While the overall results tended to confirm previous clinical findings — for example, that female fibromyalgia or migraine patients report more pain than their male counterparts — the search also unearthed previously unreported gender differences in pain intensity for particular diseases, for example acute sinusitis and “cervical spine disorders,” more commonly known as neck pain.

The study’s results come with a few caveats. First, the investigators made the assumption that patients’ pain hadn’t already been treated—for example, that they hadn’t already self-medicated with over-the-counter painkillers — by the time they showed up in the emergency room, doctor’s office or neighborhood health clinic (or, equivalently, that the men and women were equally likely to have done so).
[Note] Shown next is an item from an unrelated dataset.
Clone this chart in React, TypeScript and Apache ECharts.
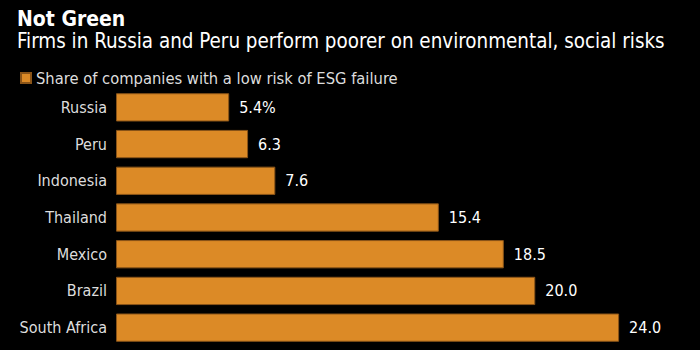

Other possible confounders include the setting in which pain was reported, Butte said. “Will an 18-year-old male report the same pain intensity with or without his mom present, or in the presence of a male vs. a female nurse? We can’t be sure.” But the sheer size of the study probably washes these concerns out at least to some extent, he said.

The third caveat is perhaps the most controversial. “It’s still not clear if women actually feel more pain than men do,” said Butte. “But they’re certainly reporting more pain than men do. We don’t know why. But it’s not just a few diseases here and there, it’s a bunch of them — in fact, it may well turn out to be all of them. No matter what the disease, women appear to report more-intense levels of pain than men do.”

To get to the bottom of this, Butte’s team plans to search EMRs to see if they can find some objective measurement — an already commonly measured blood-test variable, for instance — that correlates highly with reported pain. “We want to find a biomarker for pain,” he said.

The work was funded by the Stanford Institute for Immunity, Transplantation and Infection; the National Library of Medicine; the Hewlett-Packard Foundation; and the Lucile Packard Foundation for Children’s Health.